2. Reduced Data Exposure

In a world where data breaches and leaks are becoming more common, ZKPs provide a way to keep sensitive information safe. Instead of disclosing full transaction details, ZKPs only share the necessary proof to validate the transaction, drastically reducing the exposure of private data.

3. Increased Security

Zero-Knowledge Proofs can increase the overall security of blockchain networks. Since no private data is exposed, the risk of cyberattacks that target sensitive information is minimized. ZKPs can also prevent fraud and ensure that only authorized transactions occur on the network.

4. Better Scalability

Blockchain networks often struggle with scalability, especially as the number of users and transactions grows. ZKPs, particularly zk-SNARKs, are highly efficient and can significantly reduce the computational load required for transaction validation. This allows blockchain networks to scale more effectively, processing more transactions in less time.

5. Trustless Transactions

ZKPs help eliminate the need for trust between parties. Because the cryptographic proof guarantees the validity of the statement without needing to trust the prover, it makes blockchain networks more reliable and trustless. This is particularly important in decentralized systems, where trust is minimal.

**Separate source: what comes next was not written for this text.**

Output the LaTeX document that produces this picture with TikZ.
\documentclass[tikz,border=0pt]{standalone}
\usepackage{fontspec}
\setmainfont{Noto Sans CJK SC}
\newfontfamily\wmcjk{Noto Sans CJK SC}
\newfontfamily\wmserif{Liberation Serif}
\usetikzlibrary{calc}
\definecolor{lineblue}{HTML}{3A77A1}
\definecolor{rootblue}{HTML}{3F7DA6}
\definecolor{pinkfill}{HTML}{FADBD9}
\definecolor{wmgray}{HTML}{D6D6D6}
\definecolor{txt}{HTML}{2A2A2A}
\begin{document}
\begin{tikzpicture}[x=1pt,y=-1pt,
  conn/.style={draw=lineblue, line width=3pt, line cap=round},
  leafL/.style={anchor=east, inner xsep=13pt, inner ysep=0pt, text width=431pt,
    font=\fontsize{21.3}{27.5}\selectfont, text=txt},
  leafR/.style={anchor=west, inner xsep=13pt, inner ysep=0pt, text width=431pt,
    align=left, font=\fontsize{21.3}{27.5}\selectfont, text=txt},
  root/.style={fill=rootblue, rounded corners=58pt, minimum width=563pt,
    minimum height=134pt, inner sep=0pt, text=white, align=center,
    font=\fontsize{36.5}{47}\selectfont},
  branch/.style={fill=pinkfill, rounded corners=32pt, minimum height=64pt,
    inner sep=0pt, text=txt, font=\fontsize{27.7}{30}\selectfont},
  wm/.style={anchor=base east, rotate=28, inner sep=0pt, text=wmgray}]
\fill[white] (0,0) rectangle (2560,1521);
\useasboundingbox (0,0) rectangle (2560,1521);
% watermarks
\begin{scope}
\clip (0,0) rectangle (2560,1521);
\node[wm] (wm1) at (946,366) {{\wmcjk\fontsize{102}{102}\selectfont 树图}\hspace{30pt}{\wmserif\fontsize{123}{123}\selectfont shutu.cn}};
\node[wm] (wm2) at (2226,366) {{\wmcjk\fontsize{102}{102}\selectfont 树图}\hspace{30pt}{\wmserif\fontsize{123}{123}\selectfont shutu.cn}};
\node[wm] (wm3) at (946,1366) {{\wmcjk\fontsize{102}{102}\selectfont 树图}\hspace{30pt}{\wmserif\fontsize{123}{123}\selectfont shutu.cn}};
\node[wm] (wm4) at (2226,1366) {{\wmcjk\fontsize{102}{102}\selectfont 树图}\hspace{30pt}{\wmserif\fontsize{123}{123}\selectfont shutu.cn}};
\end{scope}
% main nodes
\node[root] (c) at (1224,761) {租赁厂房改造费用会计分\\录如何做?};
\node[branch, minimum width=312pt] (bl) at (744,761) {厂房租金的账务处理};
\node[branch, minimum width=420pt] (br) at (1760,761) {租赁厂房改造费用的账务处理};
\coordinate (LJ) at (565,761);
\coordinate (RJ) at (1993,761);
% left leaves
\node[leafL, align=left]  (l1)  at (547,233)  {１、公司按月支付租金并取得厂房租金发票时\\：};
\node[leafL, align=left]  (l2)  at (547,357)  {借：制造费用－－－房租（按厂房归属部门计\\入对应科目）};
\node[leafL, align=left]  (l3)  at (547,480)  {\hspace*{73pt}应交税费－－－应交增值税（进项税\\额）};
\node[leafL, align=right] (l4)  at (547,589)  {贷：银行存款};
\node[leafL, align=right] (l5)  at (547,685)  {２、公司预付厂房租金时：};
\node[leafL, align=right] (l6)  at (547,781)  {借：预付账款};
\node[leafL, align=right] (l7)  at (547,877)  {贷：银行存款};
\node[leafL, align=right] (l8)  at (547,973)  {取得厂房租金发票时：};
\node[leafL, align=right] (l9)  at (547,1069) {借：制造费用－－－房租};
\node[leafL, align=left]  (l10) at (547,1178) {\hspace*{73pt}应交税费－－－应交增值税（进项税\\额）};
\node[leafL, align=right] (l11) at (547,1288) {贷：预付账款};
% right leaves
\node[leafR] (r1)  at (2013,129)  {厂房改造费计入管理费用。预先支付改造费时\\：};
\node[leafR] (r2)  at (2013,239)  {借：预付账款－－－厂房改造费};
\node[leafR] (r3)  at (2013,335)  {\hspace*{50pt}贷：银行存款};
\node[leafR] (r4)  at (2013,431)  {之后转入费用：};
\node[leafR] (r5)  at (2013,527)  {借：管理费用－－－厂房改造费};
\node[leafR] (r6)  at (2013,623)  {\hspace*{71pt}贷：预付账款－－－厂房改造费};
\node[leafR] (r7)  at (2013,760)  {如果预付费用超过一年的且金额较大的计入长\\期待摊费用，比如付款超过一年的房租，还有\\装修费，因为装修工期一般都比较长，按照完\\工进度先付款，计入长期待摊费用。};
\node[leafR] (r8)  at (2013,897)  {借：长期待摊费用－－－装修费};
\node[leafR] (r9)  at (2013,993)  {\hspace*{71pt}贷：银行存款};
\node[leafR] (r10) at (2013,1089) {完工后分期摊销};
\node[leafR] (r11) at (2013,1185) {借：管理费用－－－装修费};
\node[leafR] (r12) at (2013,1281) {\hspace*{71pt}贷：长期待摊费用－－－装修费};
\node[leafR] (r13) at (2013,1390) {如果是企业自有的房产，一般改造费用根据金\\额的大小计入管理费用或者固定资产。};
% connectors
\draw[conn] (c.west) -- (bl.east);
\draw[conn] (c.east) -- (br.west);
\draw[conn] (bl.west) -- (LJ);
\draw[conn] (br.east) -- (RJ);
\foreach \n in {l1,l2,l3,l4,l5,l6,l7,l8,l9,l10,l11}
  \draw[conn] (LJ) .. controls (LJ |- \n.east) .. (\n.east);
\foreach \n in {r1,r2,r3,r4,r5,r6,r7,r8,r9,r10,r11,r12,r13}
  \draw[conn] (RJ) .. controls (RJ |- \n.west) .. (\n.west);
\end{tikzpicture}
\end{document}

6. Compliance with Regulations

For industries that are heavily regulated, such as finance, ZKPs can be used to meet privacy and compliance requirements. ZKPs allow companies to prove compliance without revealing sensitive data, making them an ideal solution for privacy-conscious businesses that need to adhere to regulations like GDPR or financial reporting standards.

7. Reduced Transaction Costs

Since ZKPs eliminate the need for intermediaries to verify data, transaction costs are significantly reduced. By removing manual processes or third-party verifications, blockchain networks can offer lower fees and faster transactions.

7 Cons of Zero-Knowledge Proofs in Blockchain

While ZKPs offer many advantages, they also come with their own set of challenges and drawbacks. Let’s take a look at the cons of Zero-Knowledge Proofs in blockchain.

1. High Computational Complexity

One of the primary drawbacks of Zero-Knowledge Proofs, particularly zk-SNARKs, is their computational complexity. Generating ZKPs requires significant computational power, which can be resource-intensive, especially for large-scale applications. This makes the technology difficult to implement on networks with limited resources.

2. Trusted Setup Vulnerabilities

Some forms of ZKPs, like zk-SNARKs, require a “trusted setup,” a process during which initial cryptographic parameters are generated. If this process is compromised, it can undermine the security of the entire blockchain network. Although improvements like zk-STARKs eliminate the need for a trusted setup, this remains a concern for zk-SNARK-based systems.

3. Lack of Standardization

While Zero-Knowledge Proofs have been around for some time, the technology is still evolving, and there is a lack of standardization across different blockchain platforms. This can lead to compatibility issues between different systems and hinder the widespread adoption of ZKPs.

4. Complexity in Implementation

Implementing ZKPs in blockchain networks requires a deep understanding of cryptography and specialized technical skills. This makes it challenging for developers to adopt ZKPs without proper training or expertise. Additionally, integrating ZKPs into existing blockchain systems can be complex and time-consuming.

5. Limited Availability of Tools and Libraries

Although ZKPs are gaining popularity, the tools and libraries available to developers are still relatively limited compared to other cryptographic techniques. This lack of resources can make it harder for developers to experiment with and implement ZKPs effectively.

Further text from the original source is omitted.